B Anonymisation and de-identification of data

The most common method used to protect data privacy is through the removal of personal information, which aims to eliminate the risk of disclosing private data during processing or transferring methods.[58] When data is being ‘treated’ before publication in an open source format, it is often done by other sometimes non-government parties to ensure it is easy to access and understand.[59] One of the main arguments propounded by academics and professionals in the data security sector is the concern that publicly available anonymised data could potentially be deanonymised by people with open access.

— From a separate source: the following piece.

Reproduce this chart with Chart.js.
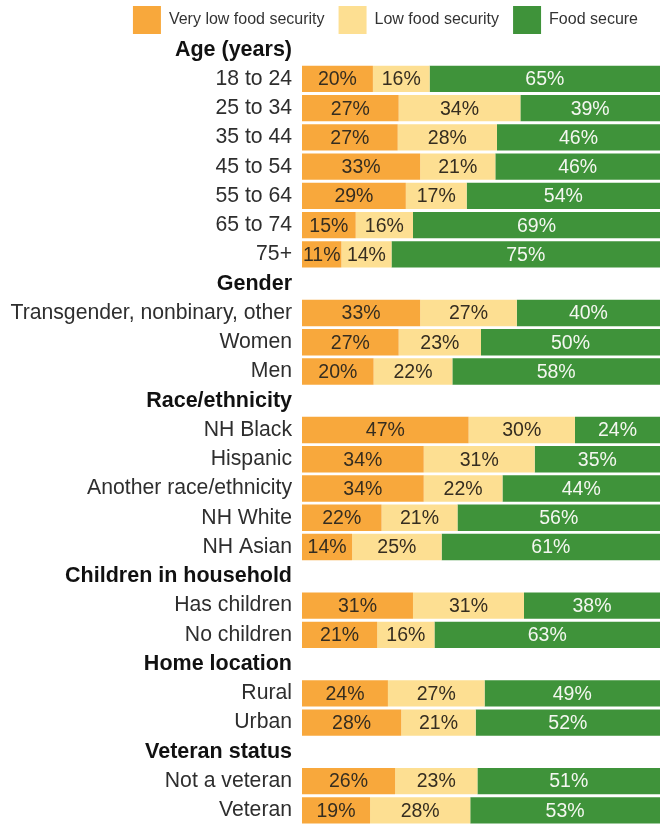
<!DOCTYPE html>
<html>
<head>
<meta charset="utf-8">
<script src="https://cdn.jsdelivr.net/npm/chart.js@4.4.1/dist/chart.umd.min.js"></script>
<style>
  html, body { margin: 0; padding: 0; background: #fff; }
  #wrap { width: 660px; height: 825px; }
</style>
</head>
<body>
<div id="wrap"><canvas id="foodChart"></canvas></div>
<script>
// Row labels (section headers have no bars)
const rowLabels = [
    'Age (years)', '18 to 24', '25 to 34', '35 to 44', '45 to 54', '55 to 64', '65 to 74', '75+',
    'Gender', 'Transgender, nonbinary, other', 'Women', 'Men',
    'Race/ethnicity', 'NH Black', 'Hispanic', 'Another race/ethnicity', 'NH White', 'NH Asian',
    'Children in household', 'Has children', 'No children',
    'Home location', 'Rural', 'Urban',
    'Veteran status', 'Not a veteran', 'Veteran'
];
const headerRows = ['Age (years)', 'Gender', 'Race/ethnicity', 'Children in household', 'Home location', 'Veteran status'];

const seriesNames = ['Very low food security', 'Low food security', 'Food secure'];
const veryLow = [null, 20, 27, 27, 33, 29, 15, 11, null, 33, 27, 20, null, 47, 34, 34, 22, 14, null, 31, 21, null, 24, 28, null, 26, 19];
const low     = [null, 16, 34, 28, 21, 17, 16, 14, null, 27, 23, 22, null, 30, 31, 22, 21, 25, null, 31, 16, null, 27, 21, null, 23, 28];
const secure  = [null, 65, 39, 46, 46, 54, 69, 75, null, 40, 50, 58, null, 24, 35, 44, 56, 61, null, 38, 63, null, 49, 52, null, 51, 53];

const rawSeries = [veryLow, low, secure];
const barColors = ['#f8a83c', '#fddf92', '#3f933a'];
const labelColors = ['#352d20', '#352d20', '#f4f7f0'];
const FONT = '"Liberation Sans", Arial, sans-serif';

// rounded shares don't always add to 100, so scale each row to fill the bar
const rowSums = rowLabels.map((_, i) => rawSeries.reduce((s, arr) => s + (arr[i] || 0), 0));
const toShare = arr => arr.map((v, i) => v == null ? null : v / rowSums[i] * 100);

// draws the percentage text centered in each segment
const segmentLabels = {
    id: 'segmentLabels',
    afterDatasetsDraw(chart) {
        const ctx = chart.ctx;
        ctx.save();
        ctx.font = '19.5px ' + FONT;
        ctx.textAlign = 'center';
        ctx.textBaseline = 'middle';
        chart.data.datasets.forEach((ds, di) => {
            const meta = chart.getDatasetMeta(di);
            meta.data.forEach((bar, i) => {
                const v = rawSeries[di][i];
                if (v == null) return;
                ctx.fillStyle = labelColors[di];
                ctx.fillText(v + '%', (bar.x + bar.base) / 2, bar.y + 1);
            });
        });
        ctx.restore();
    }
};

// trim the legend's reserved height and nudge it in from the right edge
const legendTweak = {
    id: 'legendTweak',
    beforeInit(chart) {
        const origFit = chart.legend.fit;
        chart.legend.fit = function() {
            origFit.bind(chart.legend)();
            this.height -= 9;
        };
    },
    afterLayout(chart) {
        chart.legend.left -= 8;
        chart.legend.right -= 8;
    }
};

const ctx = document.getElementById('foodChart').getContext('2d');
const foodChart = new Chart(ctx, {
    type: 'bar',
    data: {
        labels: rowLabels,
        datasets: rawSeries.map((arr, i) => ({
            label: seriesNames[i],
            data: toShare(arr),
            backgroundColor: barColors[i],
            borderWidth: 0,
            barPercentage: 0.9,
            categoryPercentage: 1.0
        }))
    },
    options: {
        indexAxis: 'y',
        responsive: true,
        maintainAspectRatio: false,
        animation: false,
        layout: { padding: { left: 0, right: 0, top: -8, bottom: 0 } },
        plugins: {
            legend: {
                position: 'top',
                align: 'end',
                labels: {
                    boxWidth: 28,
                    boxHeight: 28,
                    padding: 14,
                    color: '#333',
                    font: { size: 16, family: FONT }
                }
            },
            tooltip: { enabled: false }
        },
        scales: {
            x: {
                stacked: true,
                min: 0,
                max: 100,
                display: false
            },
            y: {
                stacked: true,
                afterFit: function(scale) {
                    scale.width = 302;
                    scale.paddingTop = 0;
                    scale.paddingBottom = 0;
                },
                grid: { display: false, drawTicks: false },
                border: { display: false },
                ticks: {
                    autoSkip: false,
                    padding: 10,
                    color: function(c) {
                        return headerRows.includes(rowLabels[c.index]) ? '#111' : '#2e2e2e';
                    },
                    font: function(c) {
                        const isHeader = headerRows.includes(rowLabels[c.index]);
                        return {
                            size: isHeader ? 21.5 : 21.2,
                            weight: isHeader ? 'bold' : 'normal',
                            family: FONT
                        };
                    }
                }
            }
        }
    },
    plugins: [segmentLabels, legendTweak]
});
</script>
</body>
</html>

This point of contention is founded on the probable threat of re-identification and linkability to certain individuals, which could potentially be problematic when dealing with personal information obtained, especially in sensitive sectors such as health and education.[60] However, it should be noted that not all forms of open government data, such as train times and the location of public toilets, are not ‘personal’ in nature and that caution must be exercised when engaging in this discourse.[61] Another factor compounding this issue is the intent behind data deanonymisation, which could potentially be malicious in character and either passive or active in nature.[62] The intent behind potential offences affects the way that breaches will be treated at law.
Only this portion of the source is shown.